**What you have to do**
Reproduce all the material exactly, minus any pictures it holds.

**Given information**
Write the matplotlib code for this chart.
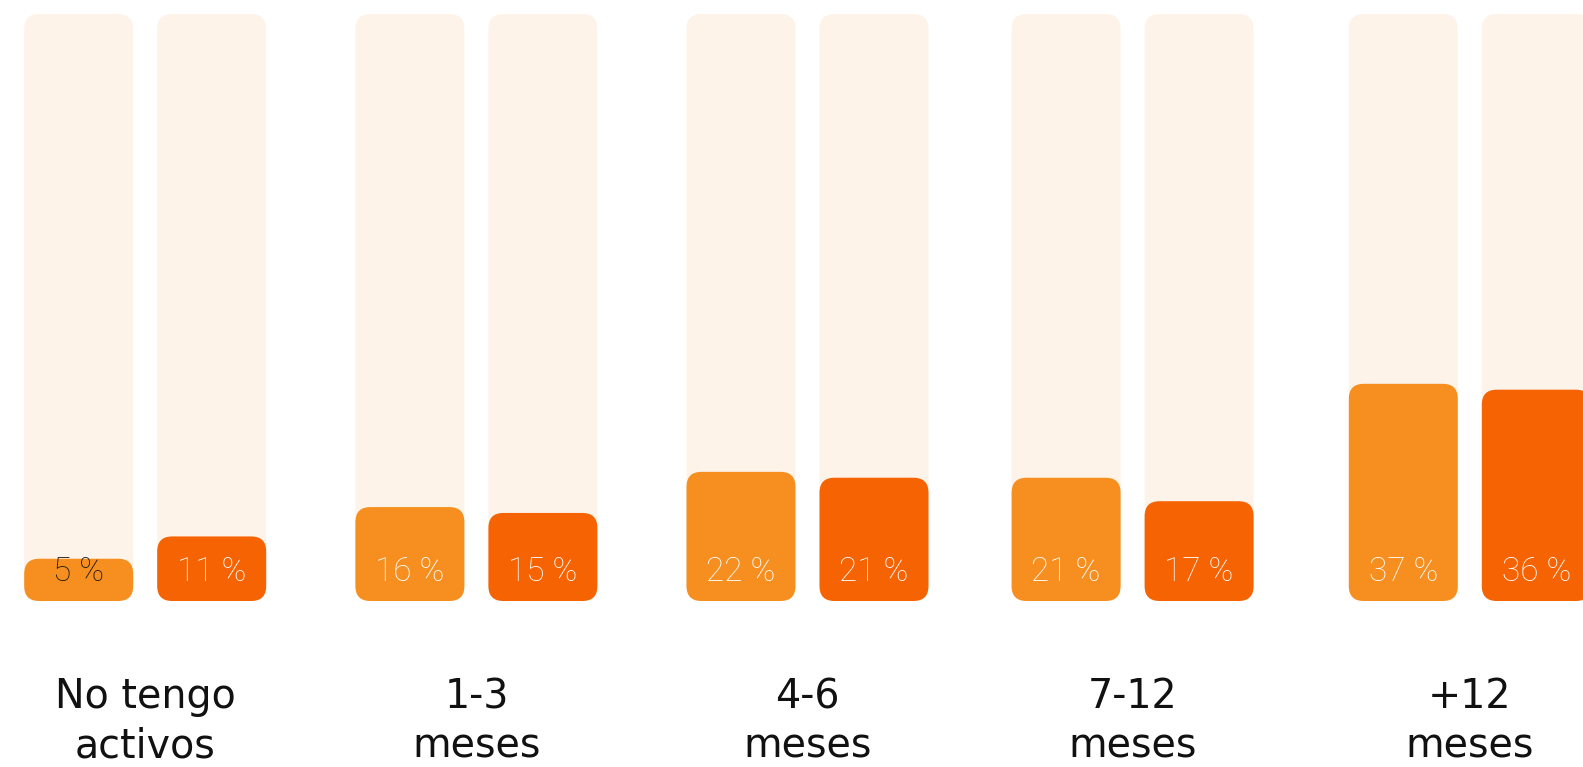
import matplotlib as mpl
mpl.use("Agg")
import matplotlib.pyplot as plt
from matplotlib.patches import FancyBboxPatch

# ---- data: share of respondents per horizon, two series side by side ----
categories = ["No tengo\nactivos", "1-3\nmeses", "4-6\nmeses", "7-12\nmeses", "+12\nmeses"]
serie_a = [5, 16, 22, 21, 37]
serie_b = [11, 15, 21, 17, 36]

TRACK = "#FDF3E9"
COL_A = "#F68F1F"
COL_B = "#F56302"

W, H, DPI = 1583, 767, 100
PPU = 5.87                     # pixels per percentage point, same on both axes
BASE = 601                     # pixel row of the bar bottoms (from top)
bar_w = 109 / PPU
gap = 24 / PPU
group_left = [24.2, 355.4, 686.5, 1011.6, 1348.8]   # left edge of each pair, px
rad = 15 / PPU
min_h = 7.2                    # keep the rounded box readable for tiny values

fig = plt.figure(figsize=(W / DPI, H / DPI), dpi=DPI)
ax = fig.add_axes([0, 0, 1, 1])
ax.set_xlim(0, W / PPU)
ax.set_ylim(-(H - BASE) / PPU, BASE / PPU)
ax.axis("off")


def rounded(x, h, color):
    ax.add_patch(FancyBboxPatch((x, 0), bar_w, h, boxstyle=f"round,pad=0,rounding_size={rad}",
                                facecolor=color, edgecolor="none", linewidth=0))


for cat, a, b, gl in zip(categories, serie_a, serie_b, group_left):
    xa = gl / PPU
    xb = xa + bar_w + gap
    for x, v, c in ((xa, a, COL_A), (xb, b, COL_B)):
        rounded(x, 100, TRACK)
        rounded(x, max(v, min_h), c)
        ax.text(x + bar_w / 2, 20 / PPU, f"{v} %", ha="center", va="baseline",
                fontsize=24, family=["Roboto", "DejaVu Sans"], fontweight="light",
                color="#1A1A1A" if v < 10 else "white")
    # va="baseline" pins the last line, so y is the baseline of the second row
    ax.text(xa + bar_w + gap / 2, -156 / PPU, cat, ha="center", va="baseline",
            fontsize=28.5, color="#111111", linespacing=1.29)

fig.savefig("out.png", dpi=DPI)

**Answer to the exercise**
Write the matplotlib code for this chart.
import matplotlib as mpl
mpl.use("Agg")
import matplotlib.pyplot as plt
from matplotlib.patches import FancyBboxPatch

# ---- data: share of respondents per horizon, two series side by side ----
categories = ["No tengo\nactivos", "1-3\nmeses", "4-6\nmeses", "7-12\nmeses", "+12\nmeses"]
serie_a = [5, 16, 22, 21, 37]
serie_b = [11, 15, 21, 17, 36]

TRACK = "#FDF3E9"
COL_A = "#F68F1F"
COL_B = "#F56302"

W, H, DPI = 1583, 767, 100
PPU = 5.87                     # pixels per percentage point, same on both axes
BASE = 601                     # pixel row of the bar bottoms (from top)
bar_w = 109 / PPU
gap = 24 / PPU
group_left = [24.2, 355.4, 686.5, 1011.6, 1348.8]   # left edge of each pair, px
rad = 15 / PPU
min_h = 7.2                    # keep the rounded box readable for tiny values

fig = plt.figure(figsize=(W / DPI, H / DPI), dpi=DPI)
ax = fig.add_axes([0, 0, 1, 1])
ax.set_xlim(0, W / PPU)
ax.set_ylim(-(H - BASE) / PPU, BASE / PPU)
ax.axis("off")


def rounded(x, h, color):
    ax.add_patch(FancyBboxPatch((x, 0), bar_w, h, boxstyle=f"round,pad=0,rounding_size={rad}",
                                facecolor=color, edgecolor="none", linewidth=0))


for cat, a, b, gl in zip(categories, serie_a, serie_b, group_left):
    xa = gl / PPU
    xb = xa + bar_w + gap
    for x, v, c in ((xa, a, COL_A), (xb, b, COL_B)):
        rounded(x, 100, TRACK)
        rounded(x, max(v, min_h), c)
        ax.text(x + bar_w / 2, 20 / PPU, f"{v} %", ha="center", va="baseline",
                fontsize=24, family=["Roboto", "DejaVu Sans"], fontweight="light",
                color="#1A1A1A" if v < 10 else "white")
    # va="baseline" pins the last line, so y is the baseline of the second row
    ax.text(xa + bar_w + gap / 2, -156 / PPU, cat, ha="center", va="baseline",
            fontsize=28.5, color="#111111", linespacing=1.29)

fig.savefig("out.png", dpi=DPI)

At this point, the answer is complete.